>>>>>

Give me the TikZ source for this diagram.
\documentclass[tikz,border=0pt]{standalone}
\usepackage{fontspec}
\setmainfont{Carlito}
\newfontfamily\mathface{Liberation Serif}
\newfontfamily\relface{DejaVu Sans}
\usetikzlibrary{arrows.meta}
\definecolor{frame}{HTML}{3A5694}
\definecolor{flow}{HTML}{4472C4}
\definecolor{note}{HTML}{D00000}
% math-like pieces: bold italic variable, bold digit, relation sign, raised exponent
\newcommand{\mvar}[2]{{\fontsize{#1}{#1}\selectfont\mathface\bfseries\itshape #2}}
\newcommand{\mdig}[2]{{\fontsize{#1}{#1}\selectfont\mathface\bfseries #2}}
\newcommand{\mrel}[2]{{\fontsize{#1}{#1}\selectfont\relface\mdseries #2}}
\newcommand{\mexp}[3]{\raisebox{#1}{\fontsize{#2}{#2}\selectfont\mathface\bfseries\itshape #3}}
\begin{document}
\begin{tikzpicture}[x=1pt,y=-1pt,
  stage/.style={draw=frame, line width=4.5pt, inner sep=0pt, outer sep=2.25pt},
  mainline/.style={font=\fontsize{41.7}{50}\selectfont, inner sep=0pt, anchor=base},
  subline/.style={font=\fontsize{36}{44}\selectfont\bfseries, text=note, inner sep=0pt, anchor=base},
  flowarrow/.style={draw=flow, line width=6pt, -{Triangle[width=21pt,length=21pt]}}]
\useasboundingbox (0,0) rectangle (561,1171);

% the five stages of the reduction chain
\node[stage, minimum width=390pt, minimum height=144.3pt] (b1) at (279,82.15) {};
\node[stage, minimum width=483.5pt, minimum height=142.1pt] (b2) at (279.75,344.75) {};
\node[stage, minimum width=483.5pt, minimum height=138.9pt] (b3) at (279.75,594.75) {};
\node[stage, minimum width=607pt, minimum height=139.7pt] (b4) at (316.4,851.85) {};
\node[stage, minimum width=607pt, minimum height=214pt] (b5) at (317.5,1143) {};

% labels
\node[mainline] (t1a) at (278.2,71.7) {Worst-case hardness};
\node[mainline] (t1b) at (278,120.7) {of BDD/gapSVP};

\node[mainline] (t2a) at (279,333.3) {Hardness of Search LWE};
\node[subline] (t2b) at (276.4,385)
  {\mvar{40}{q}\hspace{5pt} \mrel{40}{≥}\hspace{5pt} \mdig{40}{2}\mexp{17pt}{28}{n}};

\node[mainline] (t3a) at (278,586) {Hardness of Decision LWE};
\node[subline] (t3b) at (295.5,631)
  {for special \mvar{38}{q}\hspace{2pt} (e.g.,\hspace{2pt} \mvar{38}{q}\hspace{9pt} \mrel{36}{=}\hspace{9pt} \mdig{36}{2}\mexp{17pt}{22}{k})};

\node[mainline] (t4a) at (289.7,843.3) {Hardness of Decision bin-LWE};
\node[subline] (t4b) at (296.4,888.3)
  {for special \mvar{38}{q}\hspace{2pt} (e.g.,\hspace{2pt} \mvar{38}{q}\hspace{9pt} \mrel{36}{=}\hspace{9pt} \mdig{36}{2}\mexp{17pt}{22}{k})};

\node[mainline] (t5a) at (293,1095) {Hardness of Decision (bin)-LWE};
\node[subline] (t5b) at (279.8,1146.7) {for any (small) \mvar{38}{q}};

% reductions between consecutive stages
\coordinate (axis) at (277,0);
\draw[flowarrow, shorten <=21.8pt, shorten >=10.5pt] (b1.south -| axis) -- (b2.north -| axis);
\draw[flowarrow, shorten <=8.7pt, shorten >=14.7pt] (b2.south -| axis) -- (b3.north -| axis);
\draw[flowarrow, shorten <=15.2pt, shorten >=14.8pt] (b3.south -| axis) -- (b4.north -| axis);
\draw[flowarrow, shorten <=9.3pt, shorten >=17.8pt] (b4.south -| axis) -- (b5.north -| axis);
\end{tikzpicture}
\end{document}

<<<<<

→ **WHAT YOU WILL DO**: Your task is to repeat each line of the material exactly.

→ **SOLUTION TO THIS EXERCISE**:
Give me the TikZ source for this diagram.
\documentclass[tikz,border=0pt]{standalone}
\usepackage{fontspec}
\setmainfont{Carlito}
\newfontfamily\mathface{Liberation Serif}
\newfontfamily\relface{DejaVu Sans}
\usetikzlibrary{arrows.meta}
\definecolor{frame}{HTML}{3A5694}
\definecolor{flow}{HTML}{4472C4}
\definecolor{note}{HTML}{D00000}
% math-like pieces: bold italic variable, bold digit, relation sign, raised exponent
\newcommand{\mvar}[2]{{\fontsize{#1}{#1}\selectfont\mathface\bfseries\itshape #2}}
\newcommand{\mdig}[2]{{\fontsize{#1}{#1}\selectfont\mathface\bfseries #2}}
\newcommand{\mrel}[2]{{\fontsize{#1}{#1}\selectfont\relface\mdseries #2}}
\newcommand{\mexp}[3]{\raisebox{#1}{\fontsize{#2}{#2}\selectfont\mathface\bfseries\itshape #3}}
\begin{document}
\begin{tikzpicture}[x=1pt,y=-1pt,
  stage/.style={draw=frame, line width=4.5pt, inner sep=0pt, outer sep=2.25pt},
  mainline/.style={font=\fontsize{41.7}{50}\selectfont, inner sep=0pt, anchor=base},
  subline/.style={font=\fontsize{36}{44}\selectfont\bfseries, text=note, inner sep=0pt, anchor=base},
  flowarrow/.style={draw=flow, line width=6pt, -{Triangle[width=21pt,length=21pt]}}]
\useasboundingbox (0,0) rectangle (561,1171);

% the five stages of the reduction chain
\node[stage, minimum width=390pt, minimum height=144.3pt] (b1) at (279,82.15) {};
\node[stage, minimum width=483.5pt, minimum height=142.1pt] (b2) at (279.75,344.75) {};
\node[stage, minimum width=483.5pt, minimum height=138.9pt] (b3) at (279.75,594.75) {};
\node[stage, minimum width=607pt, minimum height=139.7pt] (b4) at (316.4,851.85) {};
\node[stage, minimum width=607pt, minimum height=214pt] (b5) at (317.5,1143) {};

% labels
\node[mainline] (t1a) at (278.2,71.7) {Worst-case hardness};
\node[mainline] (t1b) at (278,120.7) {of BDD/gapSVP};

\node[mainline] (t2a) at (279,333.3) {Hardness of Search LWE};
\node[subline] (t2b) at (276.4,385)
  {\mvar{40}{q}\hspace{5pt} \mrel{40}{≥}\hspace{5pt} \mdig{40}{2}\mexp{17pt}{28}{n}};

\node[mainline] (t3a) at (278,586) {Hardness of Decision LWE};
\node[subline] (t3b) at (295.5,631)
  {for special \mvar{38}{q}\hspace{2pt} (e.g.,\hspace{2pt} \mvar{38}{q}\hspace{9pt} \mrel{36}{=}\hspace{9pt} \mdig{36}{2}\mexp{17pt}{22}{k})};

\node[mainline] (t4a) at (289.7,843.3) {Hardness of Decision bin-LWE};
\node[subline] (t4b) at (296.4,888.3)
  {for special \mvar{38}{q}\hspace{2pt} (e.g.,\hspace{2pt} \mvar{38}{q}\hspace{9pt} \mrel{36}{=}\hspace{9pt} \mdig{36}{2}\mexp{17pt}{22}{k})};

\node[mainline] (t5a) at (293,1095) {Hardness of Decision (bin)-LWE};
\node[subline] (t5b) at (279.8,1146.7) {for any (small) \mvar{38}{q}};

% reductions between consecutive stages
\coordinate (axis) at (277,0);
\draw[flowarrow, shorten <=21.8pt, shorten >=10.5pt] (b1.south -| axis) -- (b2.north -| axis);
\draw[flowarrow, shorten <=8.7pt, shorten >=14.7pt] (b2.south -| axis) -- (b3.north -| axis);
\draw[flowarrow, shorten <=15.2pt, shorten >=14.8pt] (b3.south -| axis) -- (b4.north -| axis);
\draw[flowarrow, shorten <=9.3pt, shorten >=17.8pt] (b4.south -| axis) -- (b5.north -| axis);
\end{tikzpicture}
\end{document}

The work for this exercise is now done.